I strongly believe that dreams and wants are an important part of a healthy life. We seem to be happiest when we are working towards a goal in an engaged state. One of my main concerns about meditation or Buddhism has been that it may act to reduce such wanting. But if mindful awareness is really about clarity, about our innate wisdom naturally freeing us from unhelpful mindsets once these are seen clearly enough, then it should support a broadening of perspective around our goals, not the removal of core motivations (which are probably also innate). It might even enhance the feeling of fulfillment as we stop to notice our achievements and really experience the happy feelings.
The second idea is that when fear plays a big part in driving us at any moment, we are much more stressed. Our creativity is also hindered (the book describes an experiment where this was demonstrated) – which I guess only feeds into the stress. Being in a stressed state, unpleasant enough in itself, is likely to make dealing with any setbacks even harder.

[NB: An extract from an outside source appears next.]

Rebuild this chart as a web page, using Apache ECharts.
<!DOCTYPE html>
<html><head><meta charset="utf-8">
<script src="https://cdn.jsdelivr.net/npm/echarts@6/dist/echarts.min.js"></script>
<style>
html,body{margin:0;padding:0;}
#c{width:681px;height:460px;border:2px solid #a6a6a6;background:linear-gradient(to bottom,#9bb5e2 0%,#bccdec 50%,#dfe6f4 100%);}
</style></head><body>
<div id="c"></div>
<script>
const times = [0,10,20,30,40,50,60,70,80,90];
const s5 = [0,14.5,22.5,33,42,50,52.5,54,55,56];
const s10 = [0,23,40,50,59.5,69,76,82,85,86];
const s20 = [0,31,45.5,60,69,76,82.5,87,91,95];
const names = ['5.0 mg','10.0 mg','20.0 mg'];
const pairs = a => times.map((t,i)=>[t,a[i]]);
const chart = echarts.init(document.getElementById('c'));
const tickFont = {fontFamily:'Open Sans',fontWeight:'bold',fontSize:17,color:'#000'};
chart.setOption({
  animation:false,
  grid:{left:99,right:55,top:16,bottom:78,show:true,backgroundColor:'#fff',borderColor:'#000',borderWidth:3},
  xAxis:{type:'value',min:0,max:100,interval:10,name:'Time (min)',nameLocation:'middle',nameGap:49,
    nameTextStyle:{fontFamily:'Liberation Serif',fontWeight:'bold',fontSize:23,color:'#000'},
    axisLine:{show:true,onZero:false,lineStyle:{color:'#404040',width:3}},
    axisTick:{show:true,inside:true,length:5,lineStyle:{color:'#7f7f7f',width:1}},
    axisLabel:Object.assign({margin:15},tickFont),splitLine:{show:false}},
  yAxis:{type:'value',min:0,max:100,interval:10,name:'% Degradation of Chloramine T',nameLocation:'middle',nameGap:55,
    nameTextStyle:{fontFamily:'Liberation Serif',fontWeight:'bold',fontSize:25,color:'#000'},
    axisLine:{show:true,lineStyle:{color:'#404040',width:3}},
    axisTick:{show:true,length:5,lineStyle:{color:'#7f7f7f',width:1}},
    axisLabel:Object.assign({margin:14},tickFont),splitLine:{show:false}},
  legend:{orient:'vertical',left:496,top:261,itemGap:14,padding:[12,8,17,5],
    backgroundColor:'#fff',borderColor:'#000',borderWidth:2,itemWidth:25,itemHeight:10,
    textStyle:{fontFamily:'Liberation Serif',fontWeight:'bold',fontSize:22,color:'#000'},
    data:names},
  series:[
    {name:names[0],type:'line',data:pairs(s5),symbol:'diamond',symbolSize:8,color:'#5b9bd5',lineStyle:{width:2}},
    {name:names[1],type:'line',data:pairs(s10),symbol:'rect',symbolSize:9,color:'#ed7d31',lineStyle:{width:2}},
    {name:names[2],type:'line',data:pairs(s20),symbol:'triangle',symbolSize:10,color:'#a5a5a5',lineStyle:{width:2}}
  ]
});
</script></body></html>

It’s not just black-and-white thinking about goals that triggers a fear of things going wrong. When what you are trying to do is just plain challenging, then there is always an uncertainty about whether you’ll make it, and it can be very uncomfortable living with that.
Being proactive and engaged with difficult tasks is something I’ve worked on cultivating in myself – it’s positive, and necessary. But it can go too far. It’s possible to get caught in endless striving to feel comfortable by doing more and more, trying to get on top of it, which just has the opposite effect after a certain point. The uncertainty and discomfort can never be fully removed, unless the task reaches an end – yet the illusion is that a bit more work will always be helpful – so we risk burning ourselves out unless we find a way to stop or slow down.
Fear of failure used to render me disengaged, with my head in the sand… I did not see that this same fear would eventually bring a hazard of being “over-engaged”!
The book describes the more healthy state in terms of “being present” and “operating in ‘being’ mode rather than ‘doing’ mode”, but these descriptions don’t quite work for me. (Mindless striving is quite different from being in ‘flow’, although they are both types of ‘doing’. They also both seem to involve being engaged with something in the present.) For me, I think it’s mostly about being engaged with primary experiences, sensations, thoughts – the whole inner landscape. Being in ‘flow’, or other experiences where creativity seems to be at one’s fingertips, like a moment of joy in peeling back the curtain to find a snow-covered world… these are characterised by an openness towards what is here rather than aversion to it.
There seem to be many routes to this state of mind. Mindfulness is just one, but seems a pretty powerful one. It breaks the compulsion to strive away from discomfort when this is not working: it invites us instead to make room for those uncomfortable feelings; to hold them in full awareness for a change – then we may recognise, all on our own, that letting them tyrannise us into chasing our tail isn’t as helpful as it seems to promise. (The emphasis in mindfulness practice on not having goals, not judging anything, not having expectations, is just to support the breaking of this compulsion, as far as I can see – just to upset the pattern for a moment; not to erase the goals.)
I’m going to give it a proper try. Meanwhile, what other tricks/habits/attitudes make it possible to be committed to pursuing our dreams and ambitions without going crazy? Please share!